We have found new ways to do things in Christchurch because we have had to and that has had a marked impact on productivity, economic activity and exciting new business models. One thing that has remained consistent however, earthquake or no earthquake is that in my opinion we all only tap into a very small part of our potential. Most of us are never put into an environment where our full potential can be harnessed. It is one of the reasons why in New Zealand our productivity is relatively low; we simply don’t tap into our full potential.

I have a theory that is called my partial vacuum theory of management whereby I believe it is the responsibility of all leaders, and you are all sitting out there now, to encourage the people you work with to explore new boundaries, to create a partial vacuum around them, to draw them into exciting new opportunities and to test their capability. To continue to allow them to develop and grow right through their careers through the partial vacuum of opportunity. I have applied this theory for many years and I can assure you that it works. Of course today, it is called empowerment but it is more than that. It is operating an empowering and flexible environment, where people are actively drawn into opportunities. As many of you get into leadership positions as graduates from this University, think from time to time, about the partial vacuum theory and how you can apply it. If we do not realise our full potential that is a real shame and a real waste.

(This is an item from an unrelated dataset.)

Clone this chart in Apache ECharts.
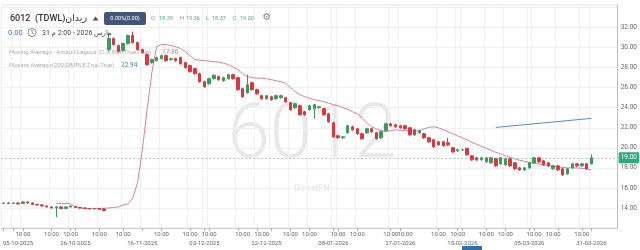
<!DOCTYPE html>
<html><head><meta charset="utf-8">
<script src="https://cdn.jsdelivr.net/npm/echarts@6/dist/echarts.min.js"></script>
<style>html,body{margin:0;padding:0;background:#fff}#c{width:640px;height:250px}</style>
</head><body><div id="c"></div>
<script>
// OHLC as [open, close, low, high]
const candles = [
[14.45,14.5,14.4,14.55],[14.5,14.45,14.4,14.55],[14.45,14.5,14.4,14.55],[14.5,14.4,14.35,14.55],[14.45,14.6,14.4,14.65],
[14.6,14.5,14.45,14.65],[14.5,14.35,14.3,14.55],[14.35,14.3,14.25,14.4],[14.3,14.2,14.15,14.35],[14.2,14.1,14.05,14.25],
[14.1,14.0,13.95,14.15],[14.0,14.1,13.1,14.2],[14.1,13.95,13.9,14.15],[13.95,14.1,13.9,14.15],[14.1,14.2,14.05,14.25],
[14.15,14.05,14.0,14.2],[14.05,14.0,13.95,14.1],[14.0,13.95,13.9,14.05],[13.95,13.9,13.85,14.0],[13.9,13.95,13.85,14.0],
[13.95,13.85,13.8,14.0],[13.9,13.75,13.7,13.95],
[29.8,30.9,29.6,31.5],[30.9,30.3,30.2,31.0],[30.2,29.6,29.5,30.3],[29.7,30.4,29.6,30.5],[30.4,31.2,30.3,31.3],
[31.2,30.5,30.4,31.6],[30.5,29.8,29.7,30.6],[29.8,29.5,29.4,29.9],[29.3,28.3,28.2,29.4],[28.5,28.8,28.4,28.9],
[28.7,29.0,28.6,29.1],[28.9,29.2,28.8,29.3],[29.2,28.7,28.6,29.3],[28.8,28.9,28.7,29.0],[28.9,28.7,28.6,29.0],
[29.0,28.4,28.3,29.1],[28.5,28.0,27.9,28.6],[28.2,27.6,27.5,28.3],[27.9,27.4,27.3,28.0],[27.4,26.6,26.5,27.5],
[26.6,26.1,26.0,26.7],[26.4,26.9,26.3,27.0],[26.9,27.25,26.8,27.3],[27.1,26.8,26.7,27.2],[26.7,27.0,26.6,27.1],
[26.9,27.3,26.8,27.4],[27.3,26.9,26.8,27.4],[27.0,25.8,25.7,27.1],[25.9,25.1,25.0,26.0],[25.5,26.3,25.4,27.3],
[26.5,25.8,25.7,26.6],[25.8,25.4,25.3,25.9],[25.2,24.9,24.8,25.3],[24.9,25.2,24.8,25.3],[25.1,24.8,24.7,25.2],
[24.9,25.2,24.8,25.3],[25.0,25.2,24.9,25.3],[25.0,24.6,24.5,25.1],[24.5,23.8,23.7,24.6],[24.0,24.4,23.9,24.5],
[24.2,23.3,23.2,24.3],[23.6,23.3,23.2,23.7],[23.8,24.2,23.7,24.3],[23.9,24.3,22.9,24.4],[24.0,24.1,23.9,24.2],
[23.9,23.3,23.2,24.0],[23.4,22.6,22.5,23.5],[22.5,21.1,21.0,22.6],[21.2,21.0,20.9,21.3],[21.0,21.1,20.9,21.2],
[21.5,22.2,21.4,22.3],[22.1,21.8,21.7,22.2],[21.9,21.4,21.3,22.0],[21.4,20.9,20.8,21.5],[21.5,21.9,21.4,22.0],
[21.9,21.6,21.5,22.0],[21.5,20.9,20.8,21.6],[21.0,21.6,20.9,21.7],[21.7,22.4,21.6,22.5],[22.4,22.2,22.1,22.5],
[22.3,22.1,22.0,22.4],[22.2,22.0,21.9,22.3],[22.2,21.9,21.8,22.3],[22.0,21.3,21.2,22.1],[21.8,21.3,21.2,21.9],
[21.5,21.7,21.4,21.8],[21.4,21.0,20.9,21.5],[21.0,20.6,20.5,21.1],[20.8,20.1,20.0,20.9],[20.6,20.3,20.2,20.7],
[20.6,20.2,20.1,20.7],[20.5,20.3,20.2,21.0],[20.0,19.6,19.5,20.1],[19.7,19.8,19.6,19.9],[19.8,19.8,19.7,19.9],
[19.95,19.3,19.2,20.0],[19.2,18.8,18.7,19.3],[19.0,18.8,18.7,19.1],[18.8,19.0,18.7,19.1],[18.6,19.0,18.5,19.1],
[18.5,19.0,18.4,19.1],[18.9,18.2,18.1,19.0],[18.4,19.0,18.3,19.1],[18.3,18.9,18.2,19.0],[18.9,18.2,18.1,19.0],
[18.5,17.9,17.8,18.6],[18.0,17.8,17.7,18.1],[17.8,18.0,17.7,18.1],[18.0,18.5,17.9,18.6],[18.5,19.0,18.4,19.1],
[19.0,18.6,18.5,19.1],[18.7,18.3,18.2,18.8],[18.5,18.2,18.1,18.6],[17.9,18.2,17.8,18.3],[18.2,17.8,17.7,18.3],
[17.9,17.3,17.2,18.0],[17.4,17.9,17.3,18.0],[18.0,18.4,17.9,18.5],[18.4,18.2,18.1,18.5],[18.2,18.4,18.1,18.5],
[18.4,17.9,17.8,18.5],[18.39,19.0,18.37,19.36]
];
// Arnaud Legoux moving average (pink)
const almaValues = [
null,null,null,null,null,null,null,null,null,null,null,
14.45,14.45,14.45,14.42,14.1,14.0,13.95,13.95,13.95,13.95,13.98,14.0,14.05,14.1,14.3,
14.4,15.0,16.5,19.8,23.8,27.5,30.1,30.3,30.3,30.2,30.1,29.9,29.6,29.2,28.8,28.75,
28.7,28.65,28.6,28.55,28.45,28.3,28.05,27.8,27.4,27.1,27.0,26.95,26.95,26.9,26.8,26.7,26.6,26.45,
26.0,25.6,25.3,25.1,24.95,24.8,24.7,24.6,24.45,24.3,24.2,24.0,23.85,23.6,23.4,23.0,22.5,22.1,21.9,21.7,
21.65,21.7,21.8,21.75,21.7,21.7,21.65,21.7,21.9,22.05,22.1,22.0,21.8,21.6,21.4,21.2,21.0,20.8,20.55,20.35,
20.15,19.95,19.75,19.55,19.4,19.2,19.05,18.9,18.75,18.65,18.55,18.45,18.4,18.3,18.25,18.2,18.1,18.05,18.0,18.0,
18.0,17.95,17.9,17.8
];
// 200 simple moving average (blue), starts at index 103
const smaStart = 103;
const smaValues = [22.04,22.08,22.13,22.17,22.22,22.26,22.31,22.35,22.40,22.44,22.49,22.53,22.58,22.62,22.67,22.71,22.76,22.80,22.85,22.89,22.94];
const padCount = 5;
const timeTickIdx = [0,2,4,10,14,15,20,25,29,33,39,42,43,49,53,56,60,64,69,70,74,81,83,91,95,96,101,105,110,111,116,121,123];
const timeLabelIdx = [1,4,10,14,20,25,33,39,43,50,54,60,64,70,74,81,84,91,95,101,105,111,115,121];
const timeLabelText = '10:00';
const dateLabelIdx = [3,15,29,42,55,69,83,96,110,123];
const dateLabels = ['05-10-2025','26-10-2025','16-11-2025','03-12-2025','22-12-2025','08-01-2026','27-01-2026','15-02-2026','05-03-2026','31-03-2026'];
const lastClose = 19.00, almaLast = 17.80, smaLast = 22.94;
const ohlc = {O:'18.39',H:'19.36',L:'18.37',C:'19.00'};

const total = candles.length + padCount;
const categories = Array.from({length: total}, (_, i) => String(i));
const smaSeries = categories.map((_, i) => (i >= smaStart && i - smaStart < smaValues.length) ? smaValues[i - smaStart] : null);
const almaSeries = categories.map((_, i) => i < almaValues.length ? almaValues[i] : null);
const tickSet = new Set(timeTickIdx), labSet = new Set(timeLabelIdx), dateSet = new Set(dateLabelIdx);
const FONT = 'Roboto, "Open Sans", "DejaVu Sans", sans-serif';

const chart = echarts.init(document.getElementById('c'), null, {renderer:'canvas'});
function badge(val, bg){
  return {yAxis: val, label:{show:true, position:'end', distance:1, formatter: val.toFixed(2), color:'#fff', backgroundColor:bg, fontSize:6.5, fontFamily:FONT, padding:[2,2,2,2], borderRadius:1}};
}
chart.setOption({
  animation:false,
  textStyle:{fontFamily:FONT},
  grid:{left:0, right:20, top:5, bottom:22, show:true, borderColor:'#e4e4e4', borderWidth:1},
  xAxis:[{
    type:'category', data:categories, boundaryGap:true,
    axisLine:{show:true, lineStyle:{color:'#cfcfcf'}},
    axisTick:{show:true, alignWithLabel:true, length:3, lineStyle:{color:'#aaa'}, interval:(i)=>tickSet.has(i)},
    axisLabel:{show:true, interval:(i)=>labSet.has(i), formatter:()=>timeLabelText, fontSize:6, color:'#666', margin:3, hideOverlap:false, fontFamily:FONT},
    splitLine:{show:true, interval:(i)=>tickSet.has(i), lineStyle:{color:'#f0f0f0'}}
  },{
    type:'category', data:categories, boundaryGap:true, position:'bottom', offset:9,
    axisLine:{show:false}, axisTick:{show:false}, splitLine:{show:false},
    axisLabel:{show:true, interval:(i)=>dateSet.has(i), formatter:(v,i)=>{const k=dateLabelIdx.indexOf(i);return k>=0?dateLabels[k]:'';}, fontSize:6, color:'#666', margin:3, hideOverlap:false, fontFamily:FONT}
  }],
  yAxis:{
    type:'value', position:'right', min:12, max:34.25, interval:2, scale:false,
    axisLine:{show:true, lineStyle:{color:'#bdbdbd'}},
    axisTick:{show:false},
    axisLabel:{fontSize:6.5, color:'#666', margin:3, showMaxLabel:false, fontFamily:FONT,
      formatter:(v)=> (v<13||v>33)?'':v.toFixed(2)},
    splitLine:{show:true, lineStyle:{color:'#efefef'}}
  },
  graphic:[
    {type:'text', z:0, silent:true, style:{x:312, y:138, text:'6012', fontSize:76, fontWeight:300, fontFamily:FONT, fill:'#e8e8e8', align:'center', verticalAlign:'middle'}},
    {type:'text', z:0, silent:true, style:{x:312, y:189, text:'DirectFN', fontSize:9, fontWeight:'bold', fontFamily:FONT, fill:'#e8e8e8', align:'center', verticalAlign:'middle'}},
    {type:'text', z:0, style:{x:9, y:52, text:'Moving Average - Arnaud Legoux(21,0.85,6,True,True)', fontSize:6, fontFamily:FONT, fill:'#ababab', verticalAlign:'middle'}},
    {type:'text', z:0, style:{x:162, y:52, text:almaLast.toFixed(2), fontSize:6.5, fontFamily:FONT, fill:'#d9708c', verticalAlign:'middle'}},
    {type:'text', z:0, style:{x:9, y:65, text:'Moving Average(200,SIMPLE,True,True)', fontSize:6, fontFamily:FONT, fill:'#ababab', verticalAlign:'middle'}},
    {type:'text', z:0, style:{x:121, y:65, text:smaLast.toFixed(2), fontSize:6.5, fontFamily:FONT, fill:'#3f7fb5', verticalAlign:'middle'}},
    {type:'text', z:50, style:{x:10, y:19, text:'6012', fontSize:9, fontWeight:500, fontFamily:FONT, fill:'#333', verticalAlign:'middle'}},
    {type:'text', z:50, style:{x:35, y:19, text:'(TDWL)', fontSize:9, fontWeight:500, fontFamily:FONT, fill:'#333', verticalAlign:'middle'}},
    {type:'text', z:50, style:{x:87, y:19, text:'ريدان', fontSize:9.5, fontFamily:'"DejaVu Sans", "Noto Sans", sans-serif', fill:'#333', align:'right', verticalAlign:'middle'}},
    {type:'polygon', z:50, shape:{points:[[92.5,20.5],[95.5,16.5],[98.5,20.5]]}, style:{fill:'#555'}},
    {type:'rect', z:50, shape:{x:104, y:12, width:42, height:13, r:2}, style:{fill:'#44557a'}},
    {type:'text', z:51, style:{x:125, y:18.5, text:'0.00%(0.00)', fontSize:5.5, fontFamily:FONT, fill:'#fff', align:'center', verticalAlign:'middle'}},
    {type:'text', z:50, style:{x:151, y:19, text:'O', fontSize:5.5, fontFamily:FONT, fill:'#8a8a8a', verticalAlign:'middle'}},
    {type:'text', z:50, style:{x:159, y:19, text:ohlc.O, fontSize:5.5, fontFamily:FONT, fill:'#4caf7d', verticalAlign:'middle'}},
    {type:'text', z:50, style:{x:180, y:19, text:'H', fontSize:5.5, fontFamily:FONT, fill:'#8a8a8a', verticalAlign:'middle'}},
    {type:'text', z:50, style:{x:186, y:19, text:ohlc.H, fontSize:5.5, fontFamily:FONT, fill:'#4caf7d', verticalAlign:'middle'}},
    {type:'text', z:50, style:{x:206, y:19, text:'L', fontSize:5.5, fontFamily:FONT, fill:'#8a8a8a', verticalAlign:'middle'}},
    {type:'text', z:50, style:{x:212, y:19, text:ohlc.L, fontSize:5.5, fontFamily:FONT, fill:'#4caf7d', verticalAlign:'middle'}},
    {type:'text', z:50, style:{x:233, y:19, text:'C', fontSize:5.5, fontFamily:FONT, fill:'#8a8a8a', verticalAlign:'middle'}},
    {type:'text', z:50, style:{x:240, y:19, text:ohlc.C, fontSize:5.5, fontFamily:FONT, fill:'#4caf7d', verticalAlign:'middle'}},
    {type:'text', z:50, style:{x:267, y:17.5, text:'⚙', fontSize:10, fontFamily:'"DejaVu Sans", sans-serif', fill:'#8a8a8a', align:'center', verticalAlign:'middle'}},
    {type:'text', z:50, style:{x:8, y:33, text:'0.00', fontSize:7.5, fontFamily:FONT, fill:'#2f7cd0', verticalAlign:'middle'}},
    {type:'circle', z:50, shape:{cx:32, cy:32.5, r:4}, style:{fill:'none', stroke:'#666', lineWidth:0.8}},
    {type:'polyline', z:50, shape:{points:[[32,30],[32,32.5],[34,33.8]]}, style:{stroke:'#666', lineWidth:0.8, fill:'none'}},
    {type:'text', z:50, style:{x:42, y:33, text:'31 مارس 2026 - 2:00 م', fontSize:7, fontFamily:FONT, fill:'#444', verticalAlign:'middle'}},
    {type:'rect', z:50, shape:{x:462, y:246, width:20, height:4}, style:{fill:'#2d6fb7'}}
  ],
  series:[
    {type:'candlestick', name:'price', data:candles, barWidth:3, z:5,
      itemStyle:{color:'#3b9a5e', color0:'#d8383f', borderColor:'#3b9a5e', borderColor0:'#d8383f', borderWidth:1},
      markLine:{silent:true, symbol:['none','none'], animation:false,
        lineStyle:{color:'#bbb', type:[2,2], width:1},
        data:[badge(lastClose,'#2ea87d')]}
    },
    {type:'line', name:'alma', data:almaSeries, showSymbol:false, symbol:'none', z:4,
      lineStyle:{color:'#d9809a', width:1}, connectNulls:false,
      markLine:{silent:true, symbol:['none','none'], animation:false, lineStyle:{opacity:0},
        data:[badge(almaLast,'#e2466b')]}
    },
    {type:'line', name:'sma', data:smaSeries, showSymbol:false, symbol:'none', z:4,
      lineStyle:{color:'#5588b8', width:1},
      markLine:{silent:true, symbol:['none','none'], animation:false, lineStyle:{opacity:0},
        data:[badge(smaLast,'#2d6db0')]}
    }
  ]
});
</script></body></html>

The last quotation I want to give you today is mine. It is “Wow what a ride”. That is what I want to be able to say when I have reached the end of my career. You see the other option is, “was that it?” and I suspect that many of us might feel like that, under-fulfilled and under done because we have not explored our full potential, because we have not been put in unique situations, because we have not been subject to the partial vacuum theory of management and because we have been indolent. Right now I have no time for indolence and I would encourage every one of you, to work actively towards getting to a position, where one day you can say with pride, “Wow what a ride”.